Reducing customer acquisition cost through automation is not a technology project. It is a strategic decision to replace inefficient, inconsistent, and expensive manual processes with systems that execute the right activities at the right time with the right prospects, without requiring incremental human effort to scale.

The businesses that achieve the most significant and sustainable reductions in CAC through automation are those that start with strategic clarity about their ideal customer, their most valuable channels, and their conversion constraints, and then apply automation to amplify a strategy that is already sound. Automation applied to a weak strategy does not produce better results. It produces weak results faster and at lower cost per iteration, which is only valuable if the learning from those iterations is being used to improve the strategy.

If your business is ready to build the kind of marketing infrastructure that turns acquisition cost into a managed, improving metric rather than an unpredictable variable, senior marketing leadership is often the most effective starting point. A Fractional CMO brings the strategic oversight and systems thinking needed to identify where automation will create the most significant efficiency gains, implement it correctly, and ensure that the measurement framework is in place to track improvement over time.


Frequently Asked Questions

What types of automation reduce CAC the most?

Lead nurturing automation and CRM automation typically produce the most significant reductions in CAC because they address the conversion stages where most pipeline value is lost. Nurture automation converts prospects who would otherwise go cold, and CRM automation improves sales efficiency and cycle speed. Both have a direct and calculable impact on the number of leads required to generate each customer.

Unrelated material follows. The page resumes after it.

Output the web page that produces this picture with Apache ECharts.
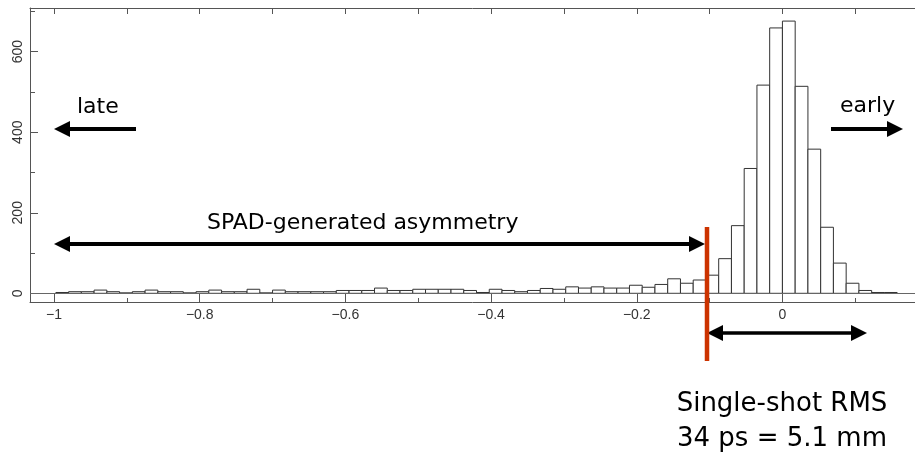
<!DOCTYPE html>
<html>
<head>
<meta charset="utf-8">
<title>SPAD timing histogram</title>
<script src="https://cdn.jsdelivr.net/npm/echarts@6/dist/echarts.min.js"></script>
<style>
  html, body { margin: 0; padding: 0; background: #fff; }
  #chart { width: 915px; height: 452px; }
</style>
</head>
<body>
<div id="chart"></div>
<script>
// counts per bin, left to right
const counts = [
  2, 4, 4, 8, 4, 1, 4, 8, 4, 4,
  1, 4, 8, 4, 4, 10, 1, 8, 4, 4,
  4, 4, 7, 7, 7, 13, 7, 7, 10, 10,
  10, 10, 7, 2, 10, 7, 4, 7, 12, 10,
  16, 13, 16, 13, 13, 20, 15, 22, 36, 25,
  33, 45, 86, 168, 310, 517, 659, 676, 514, 358,
  164, 75, 25, 7, 2, 2
];
const binStart = -0.9975;
const binWidth = 0.0175;

const xMajorTicks = [-1, -0.8, -0.6, -0.4, -0.2, 0];
const xMinorTicks = [-0.9, -0.7, -0.5, -0.3, -0.1, 0.1];
const yMajorTicks = [0, 200, 400, 600];
const yMinorTicks = [100, 300, 500, 700];

const AXIS_COLOR = '#555';
const RED = '#cc3300';
const X_MIN = -1.033, X_MAX = 0.182;
const Y_MIN = -21.6, Y_MAX = 708.5;

const rows = counts.map((c, i) => [binStart + i * binWidth, binStart + (i + 1) * binWidth, c]);

function xAxisBase(pos) {
  return {
    type: 'value', position: pos, min: X_MIN, max: X_MAX,
    axisLine: { show: false, onZero: false, lineStyle: { color: AXIS_COLOR, width: 1 } },
    axisTick: { show: false },
    axisLabel: { show: false },
    splitLine: { show: false }
  };
}
function yAxisBase() {
  return {
    type: 'value', position: 'left', min: Y_MIN, max: Y_MAX,
    axisLine: { show: false, onZero: false, lineStyle: { color: AXIS_COLOR, width: 1 } },
    axisTick: { show: false },
    axisLabel: { show: false },
    splitLine: { show: false }
  };
}

const xMain = xAxisBase('bottom');
xMain.axisLine.show = true;
xMain.axisTick = { show: true, inside: true, length: 8, customValues: xMajorTicks, lineStyle: { color: AXIS_COLOR } };
xMain.axisLabel = {
  show: true, customValues: xMajorTicks, margin: 6,
  fontSize: 14, fontFamily: 'Liberation Sans', color: '#333',
  formatter: v => String(v).replace('-', '\u2212')
};

const xMinor = xAxisBase('bottom');
xMinor.axisTick = { show: true, inside: true, length: 4, customValues: xMinorTicks, lineStyle: { color: AXIS_COLOR } };

const xTop = xAxisBase('top');
xTop.axisLine.show = true;
xTop.axisTick = { show: true, inside: true, length: 6, customValues: xMajorTicks.concat(xMinorTicks), lineStyle: { color: AXIS_COLOR } };

const yMain = yAxisBase();
yMain.axisLine.show = true;
yMain.axisTick = { show: true, inside: true, length: 8, customValues: yMajorTicks, lineStyle: { color: AXIS_COLOR } };
yMain.axisLabel = {
  show: true, customValues: yMajorTicks, rotate: 90, margin: 5,
  fontSize: 14, fontFamily: 'Liberation Sans', color: '#333'
};

const yMinor = yAxisBase();
yMinor.axisTick = { show: true, inside: true, length: 5, customValues: yMinorTicks, lineStyle: { color: AXIS_COLOR } };

// horizontal arrow, tip(s) drawn as filled triangles
function arrow(x1, x2, y, heads, width) {
  const len = 16, half = 8;
  const dir = x2 > x1 ? 1 : -1;
  const els = [];
  let a = x1, b = x2;
  if (heads === 'start' || heads === 'both') {
    els.push({ type: 'polygon', shape: { points: [[x1, y], [x1 + dir * len, y - half], [x1 + dir * len, y + half]] }, style: { fill: '#000' }, z: 10 });
    a = x1 + dir * (len - 2);
  }
  if (heads === 'end' || heads === 'both') {
    els.push({ type: 'polygon', shape: { points: [[x2, y], [x2 - dir * len, y - half], [x2 - dir * len, y + half]] }, style: { fill: '#000' }, z: 10 });
    b = x2 - dir * (len - 2);
  }
  els.push({ type: 'line', shape: { x1: a, y1: y, x2: b, y2: y }, style: { stroke: '#000', lineWidth: width }, z: 10 });
  return els;
}

function label(text, x, y, size, align) {
  return {
    type: 'text', x: x, y: y, z: 10,
    style: {
      text: text, fill: '#000', fontSize: size, fontFamily: 'DejaVu Sans',
      align: align, textAlign: align, verticalAlign: 'middle', textVerticalAlign: 'middle'
    }
  };
}

const graphics = [].concat(
  arrow(136, 54, 129, 'end', 4),
  arrow(831, 903, 129, 'end', 4),
  arrow(54, 705, 244, 'both', 4),
  arrow(707, 867, 333, 'both', 3.5),
  [
    { type: 'line', shape: { x1: 707, y1: 227, x2: 707, y2: 361 }, style: { stroke: RED, lineWidth: 4.5 }, z: 11 },
    label('late', 77, 107, 22, 'left'),
    label('early', 840, 106, 22, 'left'),
    label('SPAD-generated asymmetry', 207, 223, 22, 'left'),
    label('Single-shot RMS', 782, 404, 26, 'center'),
    label('34 ps = 5.1 mm', 782, 439, 26, 'center')
  ]
);

const chart = echarts.init(document.getElementById('chart'));
chart.setOption({
  animation: false,
  backgroundColor: '#fff',
  grid: { left: 30, right: 0, top: 8, bottom: 150 },
  xAxis: [xMain, xMinor, xTop],
  yAxis: [yMain, yMinor],
  series: [{
    type: 'custom',
    xAxisIndex: 0,
    yAxisIndex: 0,
    data: rows,
    encode: { x: [0, 1], y: 2 },
    renderItem: function (params, api) {
      const top = api.coord([api.value(0), api.value(2)]);
      const base = api.coord([api.value(1), 0]);
      return {
        type: 'rect',
        shape: { x: top[0], y: top[1], width: base[0] - top[0], height: base[1] - top[1] },
        style: { fill: '#fff', stroke: '#333', lineWidth: 1 }
      };
    },
    markLine: {
      silent: true,
      symbol: 'none',
      label: { show: false },
      lineStyle: { color: '#666', width: 1, type: 'solid' },
      data: [{ yAxis: 0 }]
    }
  }],
  graphic: graphics
});
</script>
</body>
</html>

Does marketing automation work for small businesses?

Yes, and small businesses often see the fastest proportional improvements because manual processes are typically a larger share of their total marketing and sales cost. Even relatively simple automation, such as automated follow-up sequences, lead scoring, and CRM workflow automation, can produce meaningful CAC reductions without requiring sophisticated or expensive technology.

Can automation lower paid advertising costs?

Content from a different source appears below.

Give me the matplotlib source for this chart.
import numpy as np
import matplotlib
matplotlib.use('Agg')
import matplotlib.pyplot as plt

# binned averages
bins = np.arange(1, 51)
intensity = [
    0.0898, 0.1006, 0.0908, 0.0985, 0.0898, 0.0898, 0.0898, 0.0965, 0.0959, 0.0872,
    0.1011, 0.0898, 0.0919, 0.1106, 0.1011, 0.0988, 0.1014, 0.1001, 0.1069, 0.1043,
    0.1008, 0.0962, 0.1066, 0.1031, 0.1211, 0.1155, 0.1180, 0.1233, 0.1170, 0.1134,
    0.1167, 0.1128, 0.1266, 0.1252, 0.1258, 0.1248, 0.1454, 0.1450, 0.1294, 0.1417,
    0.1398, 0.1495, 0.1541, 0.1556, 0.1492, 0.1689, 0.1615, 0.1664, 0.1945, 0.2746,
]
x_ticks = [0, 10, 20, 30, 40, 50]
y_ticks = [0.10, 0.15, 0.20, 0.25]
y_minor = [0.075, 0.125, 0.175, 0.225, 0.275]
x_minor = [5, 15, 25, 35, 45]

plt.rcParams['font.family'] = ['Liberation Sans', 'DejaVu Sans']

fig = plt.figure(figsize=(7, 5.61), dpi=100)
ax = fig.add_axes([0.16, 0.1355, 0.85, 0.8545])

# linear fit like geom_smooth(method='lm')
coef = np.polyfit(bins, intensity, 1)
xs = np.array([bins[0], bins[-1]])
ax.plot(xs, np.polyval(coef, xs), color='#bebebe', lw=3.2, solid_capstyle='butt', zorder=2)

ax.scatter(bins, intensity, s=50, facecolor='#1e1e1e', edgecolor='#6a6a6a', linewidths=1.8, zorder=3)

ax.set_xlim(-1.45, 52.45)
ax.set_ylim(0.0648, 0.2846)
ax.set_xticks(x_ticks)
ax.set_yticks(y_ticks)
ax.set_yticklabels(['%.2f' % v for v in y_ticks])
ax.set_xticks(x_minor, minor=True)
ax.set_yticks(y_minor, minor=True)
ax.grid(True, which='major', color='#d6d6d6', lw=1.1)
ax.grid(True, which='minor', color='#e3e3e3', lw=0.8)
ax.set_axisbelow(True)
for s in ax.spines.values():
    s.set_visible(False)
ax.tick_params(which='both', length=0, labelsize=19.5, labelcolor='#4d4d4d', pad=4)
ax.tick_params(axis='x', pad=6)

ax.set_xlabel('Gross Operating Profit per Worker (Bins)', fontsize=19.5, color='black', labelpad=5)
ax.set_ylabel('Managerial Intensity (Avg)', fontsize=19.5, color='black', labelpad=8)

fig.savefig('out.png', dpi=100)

Indirectly, yes. Better lead nurturing and conversion automation means that the same advertising spend generates more customers, which reduces the effective cost per acquisition from paid channels. More sophisticated automation can also improve the data quality fed back into advertising platforms, which improves targeting efficiency and reduces cost per click or cost per lead over time.

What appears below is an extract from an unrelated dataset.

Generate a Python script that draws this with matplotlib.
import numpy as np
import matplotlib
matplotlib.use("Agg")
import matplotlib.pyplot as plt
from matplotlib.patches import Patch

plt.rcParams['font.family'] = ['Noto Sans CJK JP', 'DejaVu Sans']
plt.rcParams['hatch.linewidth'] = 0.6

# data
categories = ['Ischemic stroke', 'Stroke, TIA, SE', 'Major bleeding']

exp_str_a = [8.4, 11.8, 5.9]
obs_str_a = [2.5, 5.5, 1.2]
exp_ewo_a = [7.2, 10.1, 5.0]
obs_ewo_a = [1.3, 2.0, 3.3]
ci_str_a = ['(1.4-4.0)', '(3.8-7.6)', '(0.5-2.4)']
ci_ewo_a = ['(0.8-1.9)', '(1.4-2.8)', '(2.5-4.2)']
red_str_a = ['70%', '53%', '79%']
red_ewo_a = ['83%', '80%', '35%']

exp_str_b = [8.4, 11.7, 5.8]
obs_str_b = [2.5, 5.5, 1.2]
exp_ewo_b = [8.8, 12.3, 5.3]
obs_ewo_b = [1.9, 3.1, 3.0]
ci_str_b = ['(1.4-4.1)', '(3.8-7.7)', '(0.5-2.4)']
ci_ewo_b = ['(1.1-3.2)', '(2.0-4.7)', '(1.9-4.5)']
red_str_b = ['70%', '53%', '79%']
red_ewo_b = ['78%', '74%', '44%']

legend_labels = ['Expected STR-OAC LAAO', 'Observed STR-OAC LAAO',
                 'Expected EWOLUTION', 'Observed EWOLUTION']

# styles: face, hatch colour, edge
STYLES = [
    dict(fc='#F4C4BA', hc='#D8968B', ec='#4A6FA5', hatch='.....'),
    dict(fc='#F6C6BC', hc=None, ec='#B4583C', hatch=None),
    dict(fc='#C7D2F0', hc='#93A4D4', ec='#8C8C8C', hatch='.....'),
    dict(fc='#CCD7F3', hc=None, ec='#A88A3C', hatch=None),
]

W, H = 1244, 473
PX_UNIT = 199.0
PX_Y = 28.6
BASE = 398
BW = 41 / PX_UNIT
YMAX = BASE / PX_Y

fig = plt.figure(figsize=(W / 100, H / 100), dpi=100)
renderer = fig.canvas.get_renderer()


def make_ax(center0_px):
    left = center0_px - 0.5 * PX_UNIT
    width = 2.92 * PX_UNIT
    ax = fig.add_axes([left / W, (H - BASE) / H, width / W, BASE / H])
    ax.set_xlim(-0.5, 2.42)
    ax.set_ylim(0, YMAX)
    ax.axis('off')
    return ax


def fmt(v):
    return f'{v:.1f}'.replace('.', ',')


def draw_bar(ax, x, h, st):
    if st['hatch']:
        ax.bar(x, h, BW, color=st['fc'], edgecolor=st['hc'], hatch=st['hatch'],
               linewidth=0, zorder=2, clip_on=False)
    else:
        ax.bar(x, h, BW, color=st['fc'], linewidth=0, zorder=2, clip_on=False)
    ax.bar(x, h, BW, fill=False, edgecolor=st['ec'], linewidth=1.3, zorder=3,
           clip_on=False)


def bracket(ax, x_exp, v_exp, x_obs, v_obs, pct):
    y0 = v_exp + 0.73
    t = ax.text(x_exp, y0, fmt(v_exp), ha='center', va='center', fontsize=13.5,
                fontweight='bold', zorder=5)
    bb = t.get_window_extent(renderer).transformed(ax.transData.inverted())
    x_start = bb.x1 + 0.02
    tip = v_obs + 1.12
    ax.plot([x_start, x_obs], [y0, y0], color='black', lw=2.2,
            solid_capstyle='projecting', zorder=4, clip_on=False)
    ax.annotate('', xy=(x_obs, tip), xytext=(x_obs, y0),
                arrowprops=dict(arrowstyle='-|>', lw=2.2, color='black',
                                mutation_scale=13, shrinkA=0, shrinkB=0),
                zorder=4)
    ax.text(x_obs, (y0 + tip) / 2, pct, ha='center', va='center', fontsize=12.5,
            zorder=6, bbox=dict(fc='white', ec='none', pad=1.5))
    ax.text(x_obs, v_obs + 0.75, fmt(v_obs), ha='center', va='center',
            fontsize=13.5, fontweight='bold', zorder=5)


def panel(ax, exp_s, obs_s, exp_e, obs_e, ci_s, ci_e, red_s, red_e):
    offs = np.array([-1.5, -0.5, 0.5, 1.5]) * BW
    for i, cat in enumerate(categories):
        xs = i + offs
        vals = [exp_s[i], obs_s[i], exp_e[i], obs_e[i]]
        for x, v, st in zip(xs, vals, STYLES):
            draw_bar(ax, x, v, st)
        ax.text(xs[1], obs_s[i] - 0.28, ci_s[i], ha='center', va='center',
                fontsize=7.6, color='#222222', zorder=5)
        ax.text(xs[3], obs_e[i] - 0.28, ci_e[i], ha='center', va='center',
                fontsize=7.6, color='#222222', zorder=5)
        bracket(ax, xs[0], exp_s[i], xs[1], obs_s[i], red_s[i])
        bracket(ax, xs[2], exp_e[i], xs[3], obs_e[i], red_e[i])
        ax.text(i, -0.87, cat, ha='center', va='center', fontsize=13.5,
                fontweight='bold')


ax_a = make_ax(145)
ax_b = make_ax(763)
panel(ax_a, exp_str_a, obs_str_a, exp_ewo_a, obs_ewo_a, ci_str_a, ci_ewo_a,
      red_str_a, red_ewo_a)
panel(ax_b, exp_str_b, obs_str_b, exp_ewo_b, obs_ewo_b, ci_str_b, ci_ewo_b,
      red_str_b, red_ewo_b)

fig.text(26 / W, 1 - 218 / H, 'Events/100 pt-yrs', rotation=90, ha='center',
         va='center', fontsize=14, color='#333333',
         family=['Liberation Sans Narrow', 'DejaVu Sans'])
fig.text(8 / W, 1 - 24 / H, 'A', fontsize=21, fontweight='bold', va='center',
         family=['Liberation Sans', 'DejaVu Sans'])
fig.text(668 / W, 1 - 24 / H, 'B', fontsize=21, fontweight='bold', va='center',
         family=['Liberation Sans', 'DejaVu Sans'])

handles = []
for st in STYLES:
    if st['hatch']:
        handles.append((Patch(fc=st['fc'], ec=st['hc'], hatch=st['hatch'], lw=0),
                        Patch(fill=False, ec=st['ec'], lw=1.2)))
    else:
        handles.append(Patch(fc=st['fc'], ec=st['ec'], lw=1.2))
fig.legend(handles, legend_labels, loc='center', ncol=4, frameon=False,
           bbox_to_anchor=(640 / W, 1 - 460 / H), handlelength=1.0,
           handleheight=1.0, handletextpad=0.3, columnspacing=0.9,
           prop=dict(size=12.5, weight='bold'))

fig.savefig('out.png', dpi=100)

What are the biggest mistakes in customer acquisition automation?

The most common mistakes are automating processes before fixing the underlying conversion problems they contain, using generic sequences that are not segmented by audience or intent, over-automating stages where human relationship-building is essential, and operating on poor-quality CRM data that produces irrelevant or inconsistent automated outputs.

How long does it take to reduce CAC with automation?

Some improvements, particularly from lead response automation and basic nurture sequences, can show measurable results within four to eight weeks. More significant and structural reductions in CAC from comprehensive automation implementation typically become clearly visible over a three to six month period as conversion rates stabilise and compounding effects accumulate.

What metrics should businesses track when reducing CAC? 

The most important metrics are cost per lead by channel, lead-to-customer conversion rate, customer lifetime value, sales cycle length, and CAC by channel. These metrics together give a complete picture of where automation is improving acquisition economics and where further optimisation is most likely to produce additional gains.